Wagner as a young man, about the time Meyerbeer sponsored the first production of Rienzi in Dresden.
Richard Wagner at the peak of his powers when Der Ring des Nibelungen was nearing completion.
Now in Wagner’s life there appears a strange and beautiful influence, Mathilde Wesendonck, wife of a very wealthy silk merchant. It has been pointed out that under the spell of this beguiling woman his composing flourished as never before. At the home of the Wesendoncks he completed the poem for Tristan und Isolde. It is not known how friendly Richard and Mathilde were, but this is fact: Wagner left his friends’ abode because he would not bring grief upon Otto Wesendonck.
He went once more to Paris where some very ridiculous things happened having to do with a suggested ballet for the opera Tannhäuser. Wagner, adamant, would not change the order of his work merely to please influential gentlemen of the Jockey Club.

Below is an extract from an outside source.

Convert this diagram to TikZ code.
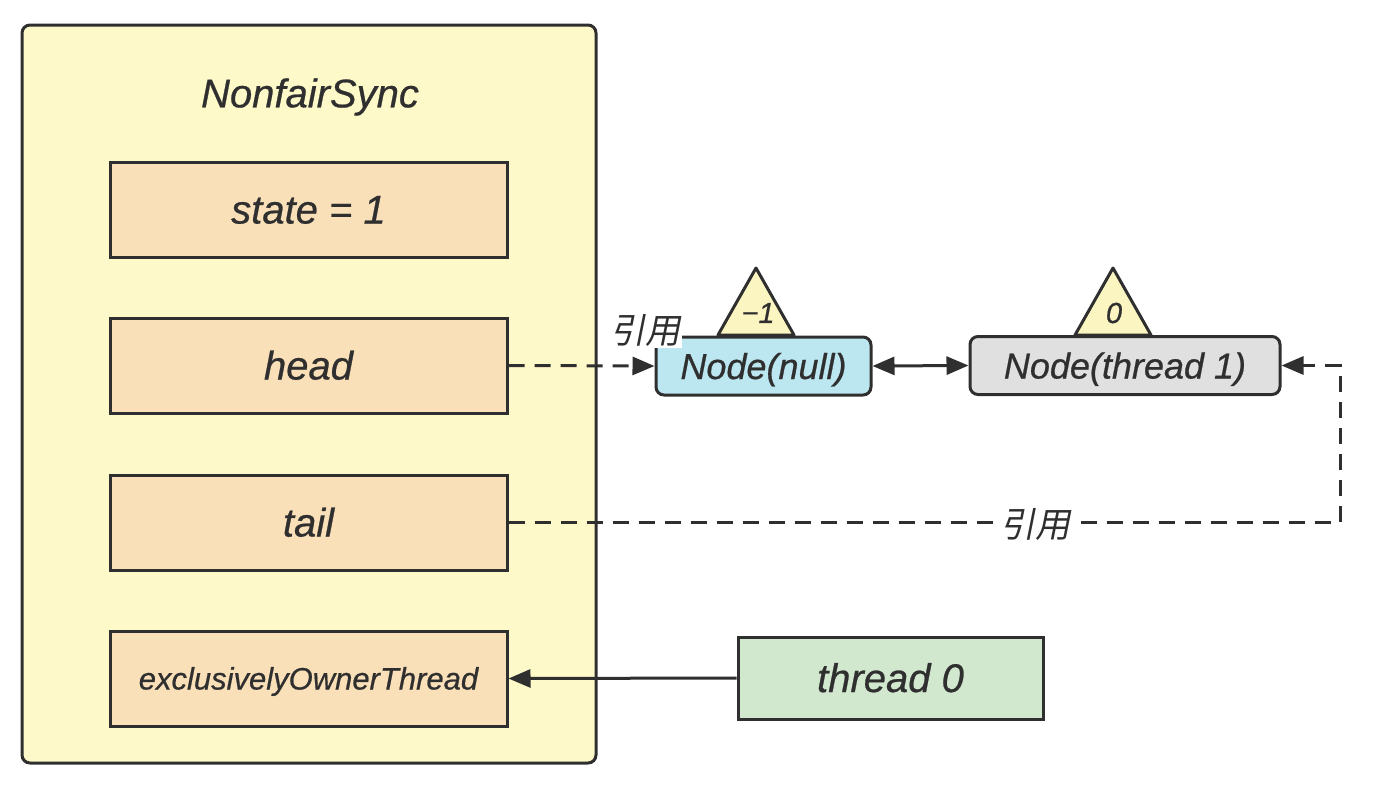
\documentclass[tikz,border=0pt]{standalone}
\usepackage{fontspec}
\usepackage{xcolor}
\usetikzlibrary{arrows.meta}
\setmainfont{Liberation Sans}[FakeBold=0.6]
\newfontfamily\cjk{Noto Sans CJK SC}[FakeSlant=0.2]
\definecolor{ink}{HTML}{2F2F2F}
\definecolor{syncfill}{HTML}{FEF9C9}
\definecolor{fieldfill}{HTML}{FAE0B8}
\definecolor{nullfill}{HTML}{BDE7F0}
\definecolor{threadfill}{HTML}{E0E0E0}
\definecolor{ownerfill}{HTML}{D1E7CE}
\definecolor{trifill}{HTML}{FBF5C1}
\tikzset{
	syncbox/.style={draw=ink,fill=syncfill,line width=1.5pt,rounded corners=4pt,minimum width=287pt,minimum height=369pt,inner sep=0pt},
	fieldbox/.style={draw=ink,fill=fieldfill,line width=1.5pt,minimum width=198.5pt,minimum height=47.5pt,inner sep=0pt,text height=14pt,text depth=0pt,font=\itshape\fontsize{20}{24}\selectfont,text=ink},
	qnode/.style={draw=ink,line width=1.5pt,rounded corners=4pt,minimum height=29pt,inner sep=0pt,text height=13pt,text depth=0pt,font=\itshape\fontsize{18}{22}\selectfont,text=ink},
	tri/.style={draw=ink,fill=trifill,line width=1.5pt,line join=round},
	trilabel/.style={font=\itshape\fontsize{14.5}{17}\selectfont,text=ink,inner sep=0pt},
	reflabel/.style={fill=white,font=\cjk\fontsize{17.5}{19}\selectfont,text=ink,inner sep=1pt},
	link/.style={draw=ink,line width=1.5pt,-{Triangle[length=11pt,width=9pt]}},
	dashlink/.style={link,dash pattern=on 8pt off 5pt}
}
\begin{document}
\begin{tikzpicture}[x=0.5pt,y=-0.5pt]
	\useasboundingbox (0,0) rectangle (1380,794);
	\node[syncbox] (sync) at (309,394) {};
	\node[font=\itshape\fontsize{20}{24}\selectfont,text=ink] (title) at (310,97) {NonfairSync};
	\node[fieldbox] (state) at (308.5,209.5) {state = 1};
	\node[fieldbox] (head) at (308.5,365.5) {head};
	\node[fieldbox] (tail) at (308.5,522.5) {tail};
	\node[fieldbox,font=\itshape\fontsize{15.5}{18}\selectfont,text height=11pt] (owner) at (308.5,678.5) {exclusivelyOwnerThread};
	\draw[tri] (718,335) -- (756,268) -- (794,335) -- cycle;
	\draw[tri] (1075,335) -- (1113,268) -- (1151,335) -- cycle;
	\node[qnode,fill=nullfill,minimum width=107.5pt] (nnull) at (763.5,366) {Node(null)};
	\node[qnode,fill=threadfill,minimum width=155pt] (nthread) at (1125,365.5) {Node(thread 1)};
	\node[trilabel] (wnull) at (758,313) {−1};
	\node[trilabel] (wthread) at (1114,313) {0};
	\node[fieldbox,fill=ownerfill,minimum width=152.5pt,minimum height=41pt] (thread0) at (890.5,678) {thread 0};
	\coordinate (bend) at (1340,521);
	\draw[dashlink] (head.east) -- (nnull.west);
	\draw[link,{Triangle[length=11pt,width=9pt]}-{Triangle[length=11pt,width=9pt]}] (nnull.east) -- (nthread.west);
	\draw[dashlink] (tail.east) -- (tail.east -| bend) -- (bend |- nthread.east) -- (nthread.east);
	\draw[link] (thread0.west) -- (owner.east);
	\node[reflabel] (headref) at (645,330) {引用};
	\node[reflabel] (tailref) at (1035,524) {引用};
\end{tikzpicture}
\end{document}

In 1864, when Wagner was fifty-one, he settled in Munich—he had been forgiven for his revolutionary surge—and in this musically flourishing city he came under the high patronage of King Ludwig of Bavaria. Here he renewed acquaintance with Liszt’s daughter Cosima, whom he had met some years before. She was now married to Hans von Bülow, a highly gifted conductor. The composer and Cosima were thrown together a lot and their mutual regard soon ripened into love. Poor little Minna, who had been ill for a long period, died in 1866, a piece of news which saddened Wagner greatly.
That same year, however, he and Cosima took a place at Triebschen on Lake Lucerne in Switzerland. Bülow, at first angered by his wife’s deed, soon came to realize the inevitability of it. Besides, he adored Wagner and his music. He acted sanely therefore, sacrificing his personal feelings for the sake of Wagner’s art. Cosima and Richard were married in 1870.
At Triebschen he completed Die Meistersinger, Siegfried, and the first two acts of Götterdämmerung, besides writing any number of treatises, articles, and the like. Here, too, the idea of a great festival theater was born in him, and the originality of the thing soon won many influential supporters to the cause. By 1871 a site was found for it at Bayreuth, Germany. The next year he put the finishing touches to the Ring and the Bayreuth project grew in proportion to his frantic efforts to raise money for it. In all, it took some four years to erect this shrine to Wagnerian music. And finally, the première of the Wagnerian Cycle, running from August 13 to 16, was a tremendous success, in spite of the heartaches, the headaches, and the discouragement.